Lasciare a Tripoli la funzione che, sull’altro versante, è stata colpevolmente riconosciuta alla Turchia, non avrà alcun effetto positivo sulla tutela dei diritti umani. Peraltro, continuerà a sottoporre l’Europa al ricatto, con gli esseri umani utilizzati alla stregua di merci. Inoltre, ragionare con la Libia senza considerare gli scenari geopolitici che si stanno giocando nel Paese nordafricano, non favorirà alcuna soluzione concreta. Insomma, al di là delle parole e delle presunte volontà risolutive, il progetto di Draghi non si discosta dalle logiche (italiane ed europee) che mettono in primo piano la riduzione dei flussi, la fasulla “questione sicurezza”, il freno alle partenze. Logiche che vanno sempre nella direzione di quella Europa “cittadella-fortezza” che, in nome della propria chiusura e della propria posizione dominante, passa sopra i diritti umani, gli orrori, il genocidio.

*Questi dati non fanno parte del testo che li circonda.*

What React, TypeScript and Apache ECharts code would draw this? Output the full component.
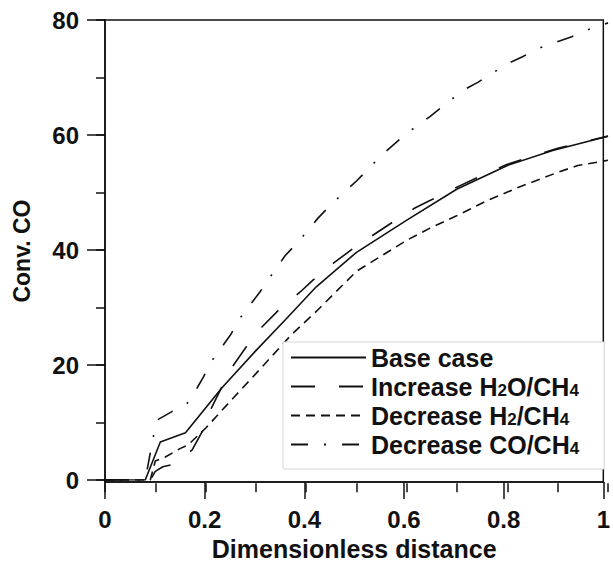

Un’Europa che abbandona l’uomo e tutti i principi più nobili di solidarietà e umanità, gettandoli nell’orrore umido del Mediterraneo, in quello periferico delle coste libiche o di Ceuta o Lesbo, in quello gelato di Lipa o delle frontiere alpine. Un’indifferenza crudele che non si può pensare di cancellare con parole che ripropongono modelli già falliti e visioni schematiche e riduttive. Una responsabilità che non può essere dimenticata con nuove politiche che non mettono al centro l’essere umano e la priorità irrinunciabile di tutelare, non solo la sua incolumità e la sua dignità, ma anche il suo diritto a sognare una vita migliore.